De todos modos, se había quedado un tiempo más que regular en casa de Dlínny Edilbái. Era ya casi medianoche. Yediguéi respiró a pleno pulmón el frío aire nocturno de Sary-Ozeki. El tiempo prometía ser, como siempre, claro y seco, y bastante caluroso. Siempre era así. De día hacía calor y de noche un frío que atería los huesos. Por eso había una estepa seca en derredor: la vegetación difícilmente podía adaptarse. De día, las plantas tienden al sol, se abren, tienen sed de humedad, y de noche las fustigaba el frío. Y sólo quedan aquellas que son capaces de sobrevivir. Diferentes plantas espinosas, en gran parte ajenjo, y en las márgenes de los barrancos mechones de diferentes hierbas que se pueden segar como heno. A veces, el geólogo Elizárov, antiguo amigo de Burani Yediguéi, contaba, o más bien pintaba el cuadro de otra época, cuando había allí una riqueza herbórea, el clima era diferente y llovía tres veces más. Bueno, estaba claro que por ello la vida también era distinta. Rebaños, hatos y manadas vagaban por Sary-Ozeki. Seguramente, habría sido hacía muchísimos años, antes de que aparecieran allí los más feroces extranjeros, los zhuanzhuan, de los que se había perdido todo rastro a través de los siglos y solamente había quedado la fama. De otro modo, no habría podido instalarse en la estepa tanta gente. No en vano Elizárov decía:
«Sary-Ozeki es el libro olvidado de la historia de la estepa...». Consideraba que la historia del cementerio de Ana-Beit tampoco era casual. Algunos son eruditos y sólo reconocen como historia lo que figura escrito en un papel. ¿Y si en aquellas épocas todavía no se escribían libros? ¿Qué hacer entonces?

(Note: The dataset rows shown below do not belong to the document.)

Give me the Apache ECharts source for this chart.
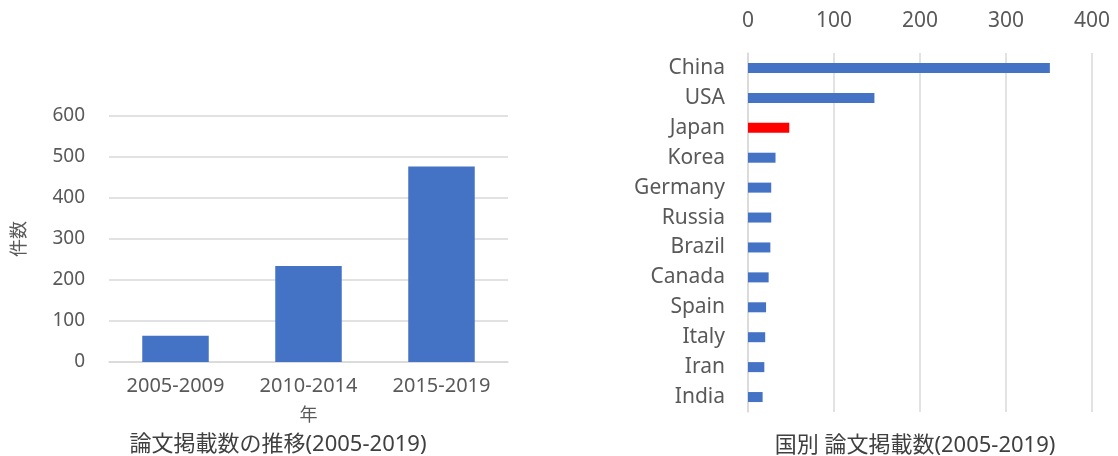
<!DOCTYPE html>
<html>
<head>
<meta charset="utf-8">
<script src="https://cdn.jsdelivr.net/npm/echarts@6/dist/echarts.min.js"></script>
<style>
  html, body { margin: 0; padding: 0; background: #fff; }
  #chart { width: 1118px; height: 456px; }
</style>
</head>
<body>
<div id="chart"></div>
<script>
// 期間別の論文数
const periods = ['2005-2009', '2010-2014', '2015-2019']
const periodCounts = [64, 234, 477]

// 国別の論文数
const countries = ['China', 'USA', 'Japan', 'Korea', 'Germany', 'Russia', 'Brazil', 'Canada', 'Spain', 'Italy', 'Iran', 'India']
const countryCounts = [351, 147, 48, 32, 27, 27, 26, 24, 21, 20, 19, 17]
const highlight = 'Japan'

const font = "'Noto Sans', 'Noto Sans CJK JP', sans-serif"
const textColor = '#595959'
const lineColor = '#d9d9d9'
const blue = '#4472c4'

const chart = echarts.init(document.getElementById('chart'))

const option = {
  animation: false,
  textStyle: { fontFamily: font },
  title: [
    {
      text: '論文掲載数の推移(2005-2019)',
      left: 273,
      top: 429,
      textAlign: 'center',
      textStyle: { fontSize: 22, fontWeight: 'normal', color: '#404040', fontFamily: font }
    },
    {
      text: '国別 論文掲載数(2005-2019)',
      left: 910,
      top: 430,
      textAlign: 'center',
      textStyle: { fontSize: 22, fontWeight: 'normal', color: '#404040', fontFamily: font }
    }
  ],
  grid: [
    { left: 109, right: 610, top: 116, bottom: 94 },
    { left: 748, right: 26, top: 53, bottom: 44 }
  ],
  xAxis: [
    {
      gridIndex: 0,
      type: 'category',
      data: periods,
      name: '年',
      nameLocation: 'middle',
      nameGap: 45,
      nameTextStyle: { color: textColor, fontSize: 18 },
      axisLine: { lineStyle: { color: lineColor, width: 1.5 } },
      axisTick: { show: false },
      axisLabel: { color: textColor, fontSize: 20, margin: 14 }
    },
    {
      gridIndex: 1,
      type: 'value',
      position: 'top',
      min: 0,
      max: 400,
      interval: 100,
      axisLine: { show: false },
      axisTick: { show: false },
      axisLabel: { color: textColor, fontSize: 21, margin: 21 },
      splitLine: { lineStyle: { color: lineColor, width: 1.5 } }
    }
  ],
  yAxis: [
    {
      gridIndex: 0,
      type: 'value',
      min: 0,
      max: 600,
      interval: 100,
      name: '件数',
      nameLocation: 'middle',
      nameGap: 80,
      nameRotate: 90,
      nameTextStyle: { color: textColor, fontSize: 18 },
      axisLine: { show: false },
      axisTick: { show: false },
      axisLabel: { color: textColor, fontSize: 19, margin: 24 },
      splitLine: { lineStyle: { color: lineColor, width: 1.5 } }
    },
    {
      gridIndex: 1,
      type: 'category',
      data: countries,
      inverse: true,
      axisLine: { lineStyle: { color: lineColor, width: 1.5 } },
      axisTick: { show: false },
      axisLabel: { color: textColor, fontSize: 21, margin: 23 }
    }
  ],
  series: [
    {
      type: 'bar',
      xAxisIndex: 0,
      yAxisIndex: 0,
      data: periodCounts,
      barWidth: '50%',
      itemStyle: { color: blue }
    },
    {
      type: 'bar',
      xAxisIndex: 1,
      yAxisIndex: 1,
      data: countryCounts.map((v, i) => ({
        value: v,
        itemStyle: { color: countries[i] === highlight ? '#ff0000' : blue }
      })),
      barWidth: 10
    }
  ]
}

chart.setOption(option)
</script>
</body>
</html>
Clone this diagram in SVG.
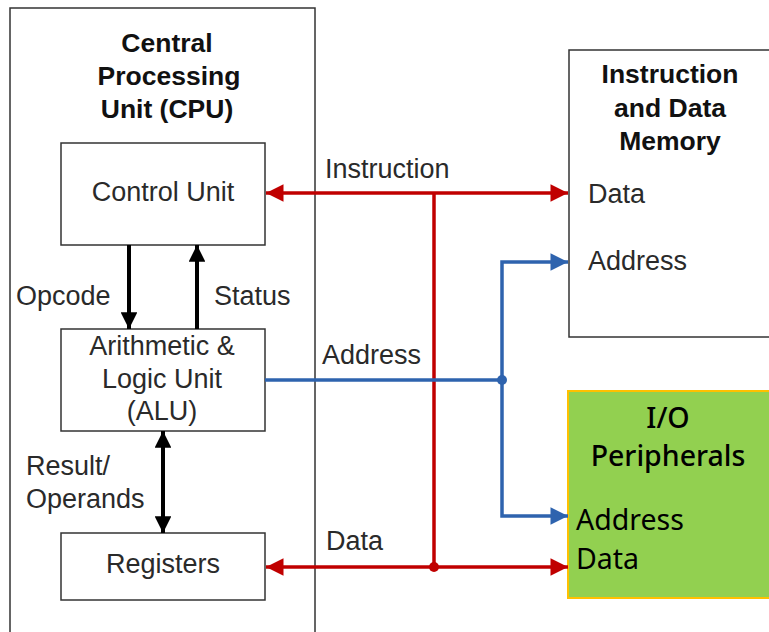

Al poner atención a los trenes que pasaban por el apartadero, Yediguéi, por extraña analogía, recordaba las tempestades del mar de Aral, en cuyas orillas había nacido, crecido y vivido hasta la guerra. Kazangap era también un kazajo del Aral. Por eso se hicieron tan amigos cuando se encontraron en el ferrocarril. A menudo, en Sary-Ozeki, añoraban su mar, y poco antes de la muerte de Kazangap fueron los dos al Aral; fue como si el anciano hubiera ido a despedirse del mar. Habría sido mejor no haber ido. Era solamente ruina. Por lo visto, el mar se había ido; el Aral desaparecía, se secaba. Recorrieron unos diez kilómetros por el antiguo cauce, una desnuda tierra arcillosa, hasta llegar a la orilla del mar. Y entonces Kazangap dijo: «La tierra valía lo que valiera el mar de Aral. Ahora éste se seca. Para qué hablar de vida humana aquí». Y también dijo entonces: «Entiérrame en Ana-Beit, Yediguéi. ¡El mar y yo nos vemos por última vez!».